5. Issues with Customer retention
Even in the past, customer retention was a problem area for banks. However, in the last decade, the entry of so many players in the market has made it tough to satisfy today’s informed and demanding customers. Furthermore, the banks have to also compete with non-banks and new-age fintech startups that are offering competing services. Moreover, customer acquisition is a lot easier today because customers are finding their way to the purchase window online.
Hence, banks need to focus on customer retention to expand and survive in this cutthroat competition. It is a known fact that a banking customer becomes profitable to a bank only after the second year of his patronage with the bank. Any customer that churns before two years is a loss-making customer for the bank. If you do not give your customers a strong reason to stay with you, then the competition will give them a strong one to leave you.
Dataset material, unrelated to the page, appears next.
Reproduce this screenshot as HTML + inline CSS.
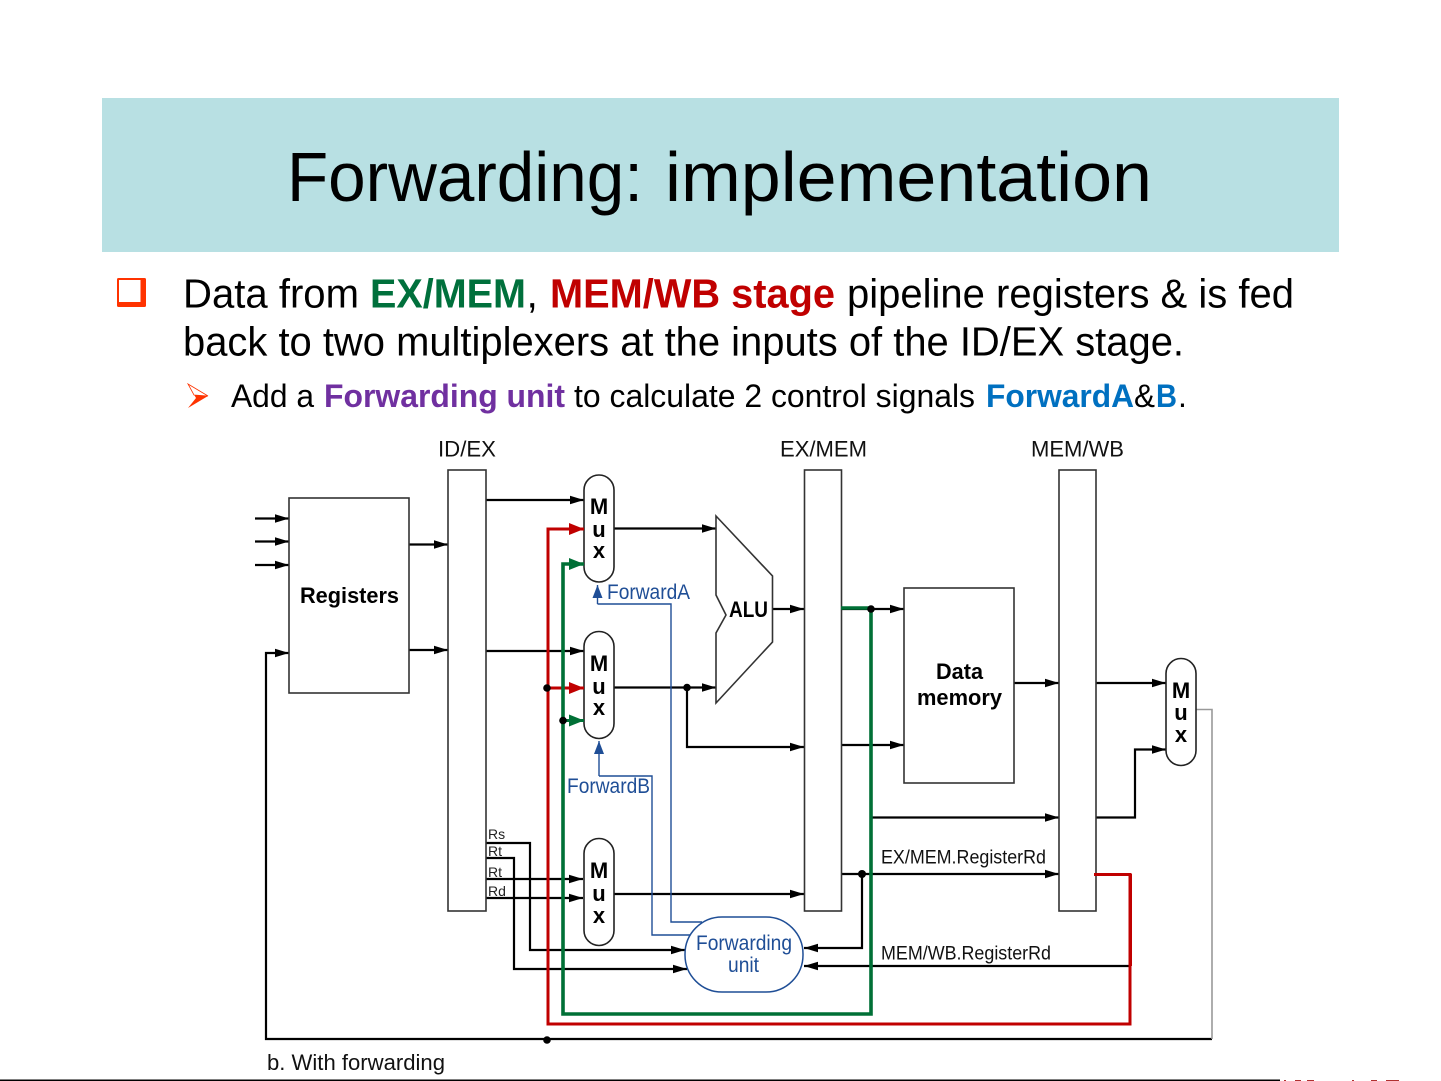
<!DOCTYPE html>
<html><head><meta charset="utf-8"><style>
html,body{margin:0;padding:0;background:#fff;width:1441px;height:1081px;overflow:hidden}
svg{display:block}
text{font-family:"Liberation Sans",Arial,sans-serif;fill:#000}
.t41{font-size:41px}.t32{font-size:32px}.b{font-weight:bold}
.l{font-size:22px;fill:#111}.m{font-size:22px;font-weight:bold;text-anchor:middle}
.s{font-size:14px;fill:#222}.bl{font-size:21px;fill:#1f4e96}
.k{fill:none;stroke:#000;stroke-width:2.2}
.box{fill:#fff;stroke:#333;stroke-width:1.6}
.mux{fill:#fff;stroke:#222;stroke-width:1.6}
.w{fill:none;stroke:#1f4e96;stroke-width:1.4}
</style></head><body>
<svg width="1441" height="1081" viewBox="0 0 1441 1081" xmlns="http://www.w3.org/2000/svg">
<defs>
<marker id="a" markerUnits="userSpaceOnUse" markerWidth="14" markerHeight="10" refX="14" refY="5" orient="auto"><path d="M0 0.800L14 5L0 9.200Z" fill="#000"/></marker>
<marker id="r" markerUnits="userSpaceOnUse" markerWidth="15" markerHeight="12" refX="15" refY="6" orient="auto"><path d="M0 0L15 6L0 12Z" fill="#c00000"/></marker>
<marker id="g" markerUnits="userSpaceOnUse" markerWidth="15" markerHeight="12" refX="15" refY="6" orient="auto"><path d="M0 0L15 6L0 12Z" fill="#007036"/></marker>
<marker id="u" markerUnits="userSpaceOnUse" markerWidth="13" markerHeight="10" refX="13" refY="5" orient="auto"><path d="M0 0L13 5L0 10Z" fill="#1f4e96"/></marker>
</defs>
<rect x="102" y="98" width="1237" height="154" fill="#b8e0e3"/>
<text x="287" y="201" font-size="70" textLength="356" lengthAdjust="spacingAndGlyphs">Forwarding:</text>
<text x="665" y="201" font-size="70" textLength="487" lengthAdjust="spacingAndGlyphs">implementation</text>

<rect x="117" y="278" width="29" height="29" rx="1.500" fill="#ff3300"/>
<rect x="119" y="280" width="21.500" height="22" fill="#fff"/>
<path d="M188 384L208 396L188 408L196 398Z" fill="#ff3300"/>
<path d="M188 384L208 396L194 395Z" fill="#fff" stroke="#ff3300" stroke-width=".8"/>

<text class="t41" x="183" y="307.500" textLength="176" lengthAdjust="spacingAndGlyphs">Data from</text>
<text class="t41 b" x="370" y="307.500" textLength="156" lengthAdjust="spacingAndGlyphs" style="fill:#00703c">EX/MEM</text>
<text class="t41" x="526.500" y="307.500">,</text>
<text class="t41 b" x="550" y="307.500" textLength="285" lengthAdjust="spacingAndGlyphs" style="fill:#c00000">MEM/WB stage</text>
<text class="t41" x="847" y="307.500" textLength="447" lengthAdjust="spacingAndGlyphs">pipeline registers &amp; is fed</text>
<text class="t41" x="183" y="355.500" textLength="1001" lengthAdjust="spacingAndGlyphs">back to two multiplexers at the inputs of the ID/EX stage.</text>
<text class="t32" x="231" y="407" textLength="83" lengthAdjust="spacingAndGlyphs">Add a</text>
<text class="t32 b" x="324" y="407" textLength="241" lengthAdjust="spacingAndGlyphs" style="fill:#7030a0">Forwarding unit</text>
<text class="t32" x="574" y="407" textLength="401" lengthAdjust="spacingAndGlyphs">to calculate 2 control signals</text>
<text class="t32 b" x="986" y="407" textLength="148" lengthAdjust="spacingAndGlyphs" style="fill:#0070c0">ForwardA</text>
<text class="t32" x="1134" y="407" textLength="21" lengthAdjust="spacingAndGlyphs">&amp;</text>
<text class="t32 b" x="1156" y="407" textLength="21" lengthAdjust="spacingAndGlyphs" style="fill:#0070c0">B</text>
<text class="t32" x="1178" y="407">.</text>

<text class="l" x="438" y="456.500" textLength="58" lengthAdjust="spacingAndGlyphs">ID/EX</text>
<text class="l" x="780" y="456.500" textLength="87" lengthAdjust="spacingAndGlyphs">EX/MEM</text>
<text class="l" x="1031" y="456.500" textLength="93" lengthAdjust="spacingAndGlyphs">MEM/WB</text>

<g class="k">
<path d="M255 518.500H289" marker-end="url(#a)"/><path d="M255 541.500H289" marker-end="url(#a)"/><path d="M255 565H289" marker-end="url(#a)"/>
<path d="M409 544.500H448" marker-end="url(#a)"/><path d="M409 650H448" marker-end="url(#a)"/>
<path d="M486 500H584" marker-end="url(#a)"/><path d="M486 651H584" marker-end="url(#a)"/>
<path d="M614 528.500H716" marker-end="url(#a)"/><path d="M614 687.500H716" marker-end="url(#a)"/>
<path d="M687 687.500V747H804" marker-end="url(#a)"/>
<path d="M772 609H804" marker-end="url(#a)"/>
<path d="M841 609H904" marker-end="url(#a)"/>
<path d="M841 745H904" marker-end="url(#a)"/>
<path d="M1014 683H1059" marker-end="url(#a)"/>
<path d="M1096 683H1166" marker-end="url(#a)"/>
<path d="M871 817.500H1059" marker-end="url(#a)"/>
<path d="M1096 817.500H1135V749.500H1166" marker-end="url(#a)"/>
<path d="M841 874H1059" marker-end="url(#a)"/>
<path d="M862 874V948H804" marker-end="url(#a)"/>
<path d="M1130 966H804" marker-end="url(#a)"/>
<path d="M614 894H804" marker-end="url(#a)"/>
<path d="M486 843H530V950H685" marker-end="url(#a)"/>
<path d="M486 858H514V969H687" marker-end="url(#a)"/>
<path d="M486 879H583" marker-end="url(#a)"/>
<path d="M486 898H583" marker-end="url(#a)"/>
<path d="M1212 1039H266V653H289" marker-end="url(#a)"/>
</g>
<path d="M1196 709.500H1212V1039" fill="none" stroke="#999" stroke-width="1.600"/>

<rect class="box" x="289" y="498" width="120" height="195"/>
<rect class="box" x="448" y="470" width="38" height="441"/>
<rect class="box" x="804.500" y="470" width="37" height="441"/>
<rect class="box" x="1059" y="470" width="37" height="441"/>
<rect class="box" x="904" y="588" width="110" height="195"/>
<path class="box" d="M716 516L772.500 576V642L716 703V633L726 615L716 595Z"/>
<rect class="mux" x="584" y="475" width="30" height="107" rx="15"/>
<rect class="mux" x="584" y="631.500" width="30" height="107" rx="15"/>
<rect class="mux" x="584" y="838.500" width="30" height="107" rx="15"/>
<rect class="mux" x="1166" y="658.500" width="30" height="107" rx="15"/>

<g class="w">
<path d="M597.500 604H671V922H702"/>
<path d="M599 776H652V935H690"/>
<path d="M597.500 604V585" marker-end="url(#u)"/>
<path d="M599 776V741" marker-end="url(#u)"/>
</g>
<rect x="685" y="917" width="118" height="75" rx="37" fill="#fff" stroke="#1f4e96" stroke-width="1.500"/>

<path d="M1094 874.500H1130V1024H548V529H584" fill="none" stroke="#c00000" stroke-width="3" marker-end="url(#r)"/>
<path d="M1131 874V966" fill="none" stroke="#c00000" stroke-width="2"/>
<path d="M548 688H584" fill="none" stroke="#c00000" stroke-width="3" marker-end="url(#r)"/>
<path d="M841 608H871V1014H563V564H584" fill="none" stroke="#007036" stroke-width="3.600" marker-end="url(#g)"/>
<path d="M563 720.500H584" fill="none" stroke="#007036" stroke-width="3" marker-end="url(#g)"/>

<circle cx="547" cy="688" r="3.800"/><circle cx="563" cy="720.500" r="3.800"/>
<circle cx="687" cy="687.500" r="3.800"/><circle cx="871" cy="609" r="3.800"/>
<circle cx="862" cy="874" r="4"/><circle cx="547" cy="1040" r="3.800"/>

<text class="m" x="599" y="514">M</text><text class="m" x="599" y="537">u</text><text class="m" x="599" y="558">x</text>
<text class="m" x="599" y="671">M</text><text class="m" x="599" y="694">u</text><text class="m" x="599" y="715">x</text>
<text class="m" x="599" y="878">M</text><text class="m" x="599" y="901">u</text><text class="m" x="599" y="923">x</text>
<text class="m" x="1181" y="698">M</text><text class="m" x="1181" y="720">u</text><text class="m" x="1181" y="742">x</text>

<text class="l b" x="300" y="603" textLength="99" lengthAdjust="spacingAndGlyphs" style="fill:#000">Registers</text>
<text class="l b" x="729" y="617" textLength="39" lengthAdjust="spacingAndGlyphs" style="fill:#000">ALU</text>
<text class="l b" x="936" y="679" textLength="47" lengthAdjust="spacingAndGlyphs" style="fill:#000">Data</text>
<text class="l b" x="917" y="705" textLength="85" lengthAdjust="spacingAndGlyphs" style="fill:#000">memory</text>
<text class="bl" x="607" y="599" textLength="83" lengthAdjust="spacingAndGlyphs">ForwardA</text>
<text class="bl" x="567" y="793" textLength="83" lengthAdjust="spacingAndGlyphs">ForwardB</text>
<text class="bl" x="696" y="950" textLength="96" lengthAdjust="spacingAndGlyphs">Forwarding</text>
<text class="bl" x="728" y="972" textLength="31" lengthAdjust="spacingAndGlyphs">unit</text>
<text class="s" x="488" y="839">Rs</text><text class="s" x="488" y="856">Rt</text>
<text class="s" x="488" y="877">Rt</text><text class="s" x="488" y="896">Rd</text>
<text x="881" y="863.500" font-size="19" textLength="165" lengthAdjust="spacingAndGlyphs" style="fill:#111">EX/MEM.RegisterRd</text>
<text x="881" y="959.500" font-size="19" textLength="170" lengthAdjust="spacingAndGlyphs" style="fill:#111">MEM/WB.RegisterRd</text>
<text class="l" x="267" y="1070" textLength="178" lengthAdjust="spacingAndGlyphs">b. With forwarding</text>
<rect x="0" y="1079.500" width="1280" height="1.500" fill="#000"/>
<g fill="#b03030">
<rect x="1284" y="1080" width="2" height="1"/><rect x="1295" y="1080" width="6" height="1"/><rect x="1307" y="1080" width="7" height="1"/>
<rect x="1352" y="1080" width="2" height="1"/><rect x="1371" y="1080" width="6" height="1"/><rect x="1386" y="1080" width="13" height="1"/>
</g>
</svg>
</body></html>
Memorable service quality, enhanced customer experience, and personalised customer engagement are going to prove useful in making these customers stay with you.
There are a lot of factors that affect a bank’s relationship with its customers. The key to winning this battle lies in paying attention to customer experience and constantly working towards improving the same. Banks must use advanced data analytics to provide a personalised experience that customers would cherish. Further, reactive contact needs to be converted to proactive ones.
Finally, banks must keep their customers engaged throughout the customer journey. Most often customers feel deceived after the sales process ends. During the sales process, the bank personnel would have regular contact with the customer. However, once the sale is made the customer finds himself on a deserted island. It is critical for banks to take care of the customer’s experience through the customer’s lifecycle.